5.3.5 Two-Way Mixed-Design ANOVA
The two-way mixed-design ANOVA is also known as two way split-plot design (SPANOVA). It is ANOVA with one repeated-measures factor and one between-groups factor.
Minimum Origin Version Required: Origin 2016 SR0
What you will learn
This tutorial will show you how to:
- Perform the two-way mixed design ANOVA.
- Interpret results of the two-way mixed design ANOVA
A researcher wants to know whether a treatment can help people lose weight. 48 participants(24 male) take part in the study. The researcher record their weights every three months during the treatment program.
Preparing Analysis Data
To preform two-way mixed-design ANOVA, the data can be arranged as below
|Notes: Data can also be arranged in index mode for two-way mixed-design ANOVA. Refer to the sample data, \Samples\Statistics\ANOVA\two-way rm ANOVA1_indexed.dat, for index mode of data of this tutorial.
Performing Two-Way Mixed-Design ANOVA
- Open a new project or a new workbook. Import the data file \Samples\Statistics\ANOVA\two-way rm ANOVA1_raw.dat
- Select Statistics: ANOVA: Two-Way Repeated Measures ANOVA... from Origin menu
- In the opened dialog, choose the Input tab,
- Set Input Data as Raw
- Expand Factor A branch, change the Name as Weight and set Number of Levels = 3. Expand Factor B branch, change the Name as Gender and unselect Repeat check box
- In the Data branch, set column C, D and E to be Weight Level1, Weight Level2 and Weight Level3, respectively, and set column B as Gender
- Select Interactions check box
- Choose the Descriptive Statistics tab. select all check boxes
- Choose the Means Comparison tab, select Bonferroni check box.
- Click OK button to perform the analysis
Interpreting the Results
Go to the worksheet ANOVATwoWayRM1, where the analysis results are listed.
You can refer to this interpreting results help page for details of interpreting results of repeated measures ANOVA.
- From the Mauchly's Test of Sphericity table, we can see Prob>ChiSq(0.01258) < 0.05. So the repeated measure variable, Weight, violates the Sphericity assumption. We should consider the Greenhouse-Geisser correction ect. While the Epsilon is larger than 0.75, we will look at the Huynh and Feldt correction in step 2 below
- From the Tests of Within-Subject Effects table, we can see
- For Weight, the p_vaule is about 0 in the Prob>F column, It indicates that the weight is a significant effect, that is, the weights change over time.
- While the interaction, Weight*Gender, is not significant different(p_value = 0.14025), we can conclude that there is not a significant interaction effect, Weight*Gender
- We can further study how the weights change over time during the treatment. Expand the Weight branch. From the tables we can see
- From the Descriptive Statistics table we can see that the weights are decreasing
- In the Pairwise Comparison table, the 1 in the Sig Flag column indicates the pair of group is significant different. We can draw conclusion that the weights are significantly decreasing
- From the Tests for Between-Subjects Effects table, we can see Gender is a significant effect, that is, Female and Male can be significant different.
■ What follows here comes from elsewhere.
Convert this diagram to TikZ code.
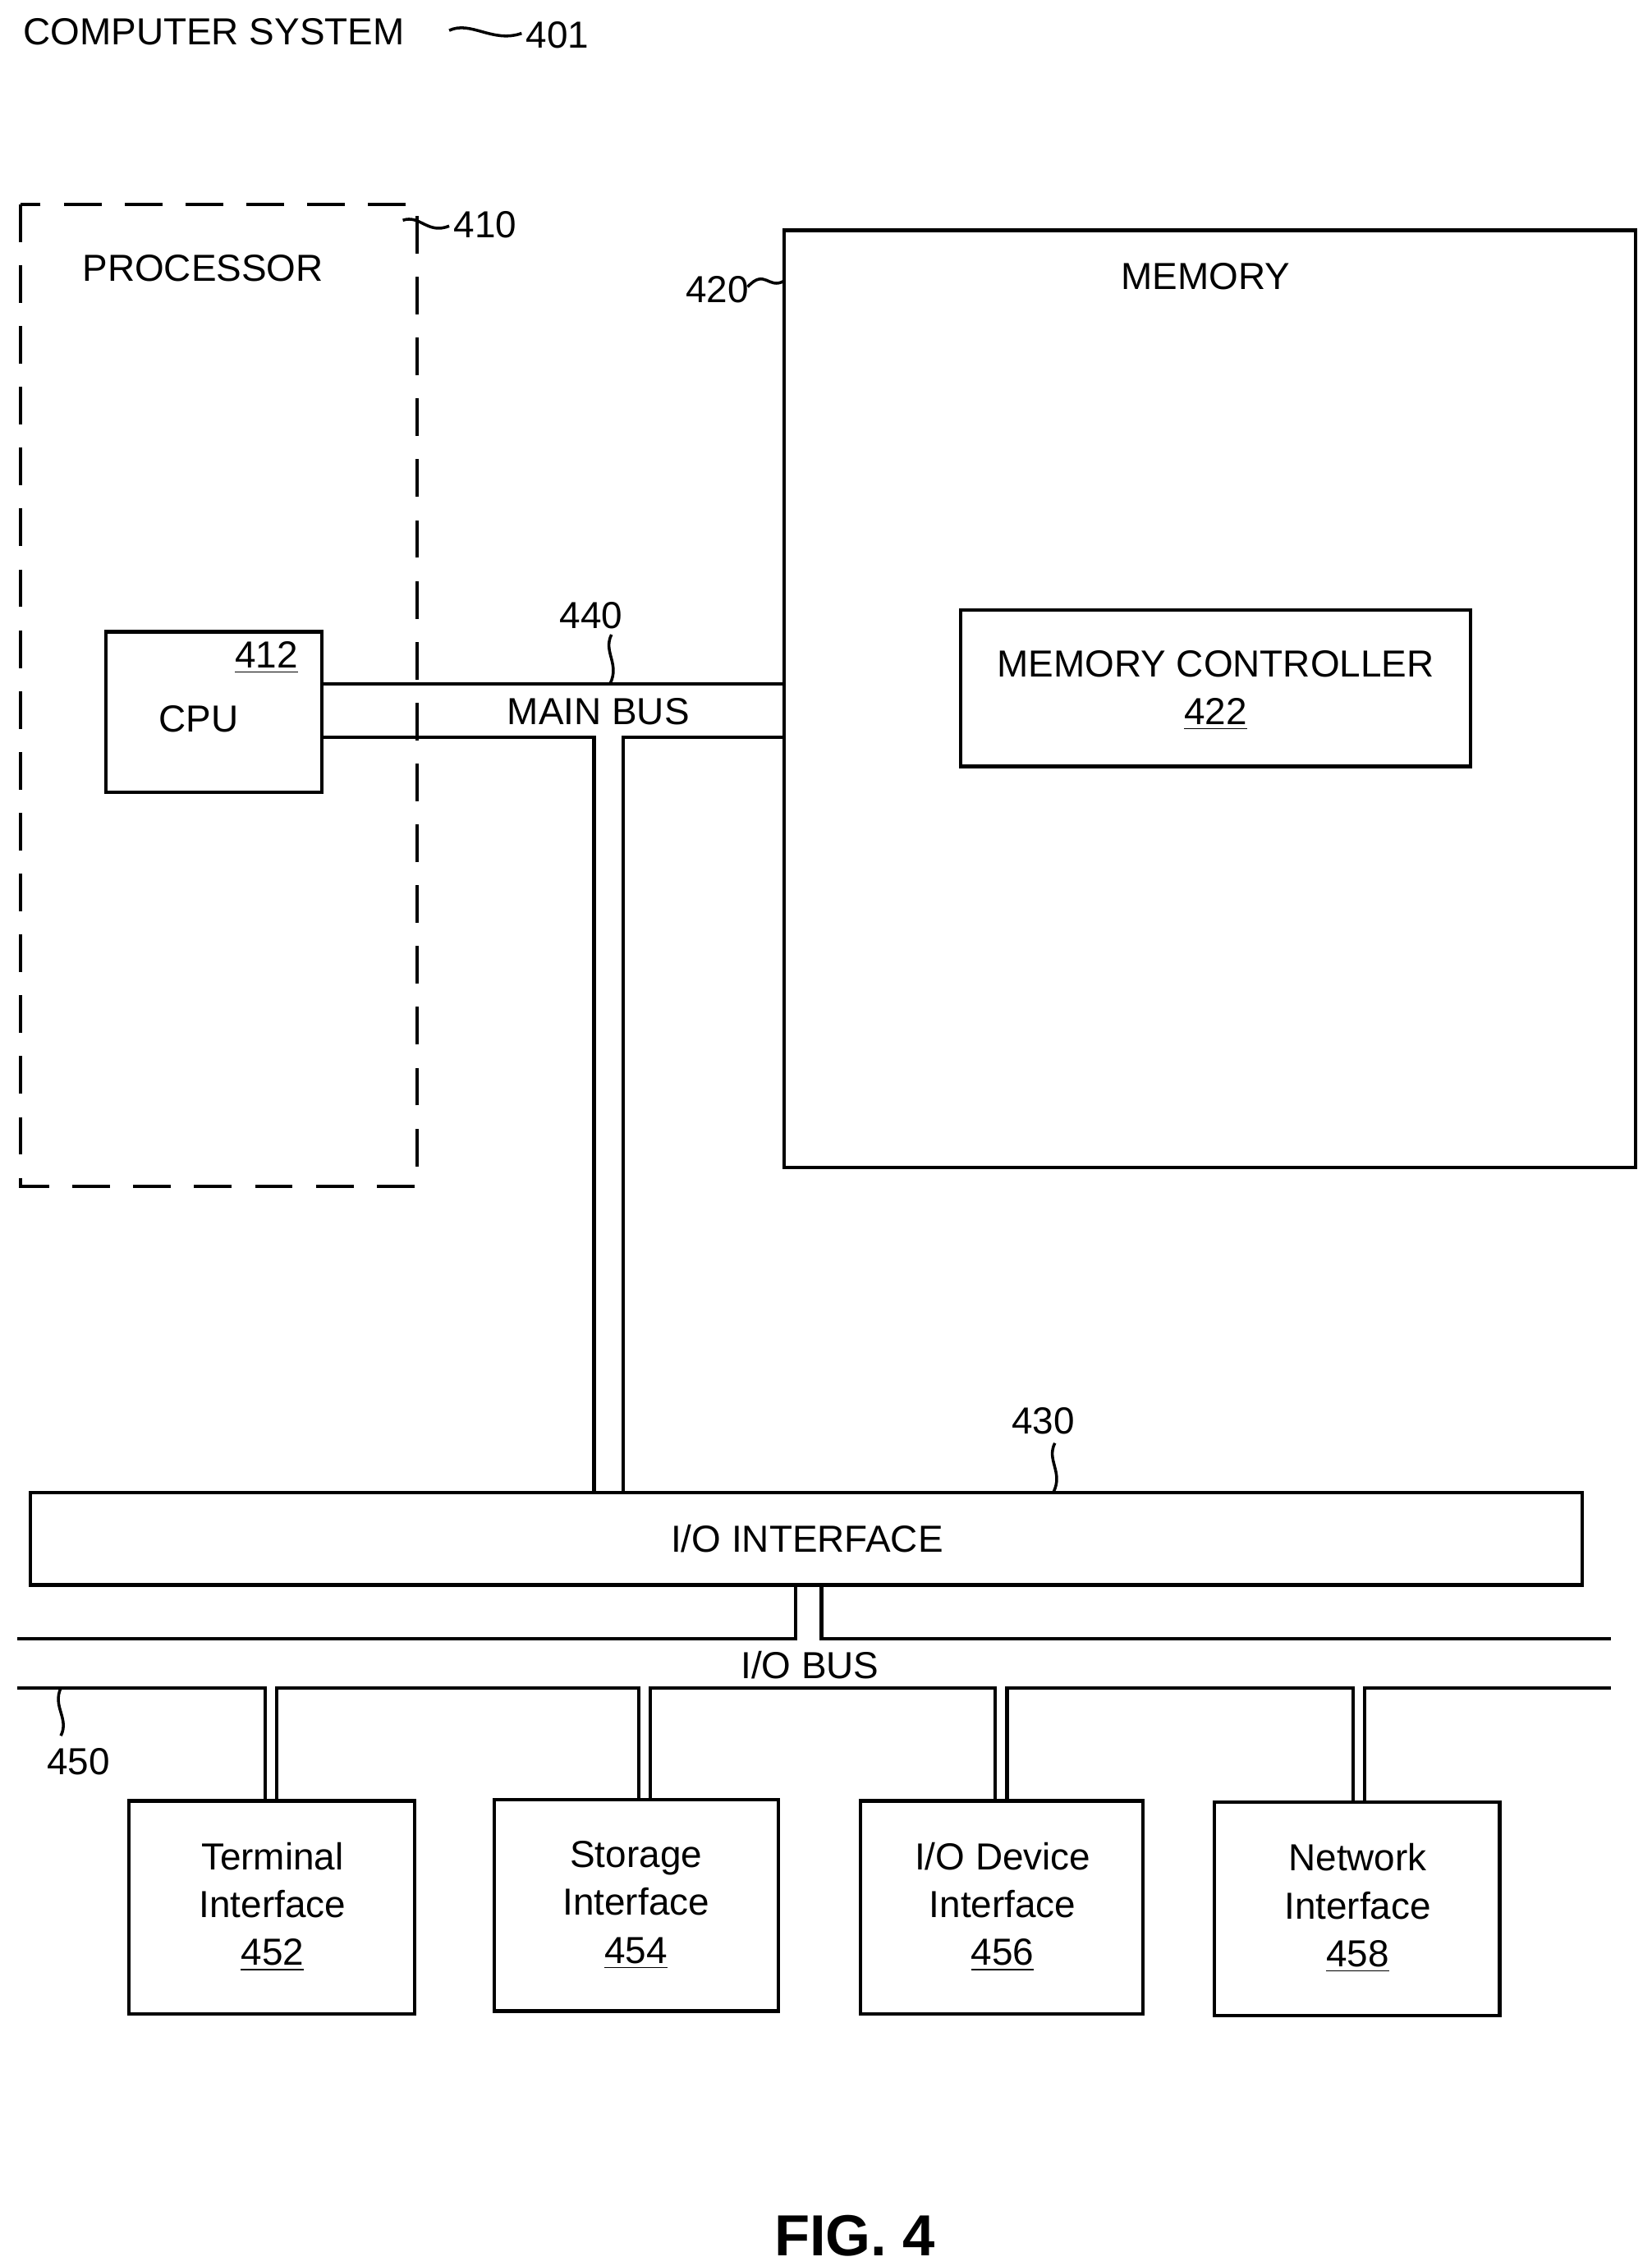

- Look at the Gender branch to see the details.
- There are only two levels for Gender and we already know they are significant different, so we don't need to look at the Pairwise Comparison table
- From the Descriptive Statistics table we can see that average weight of men is more than women.
|Notes: As there is no serious violation of sphericity assumption, we can ignore the Multivariate Tests table. See more details from the interpreting results help page.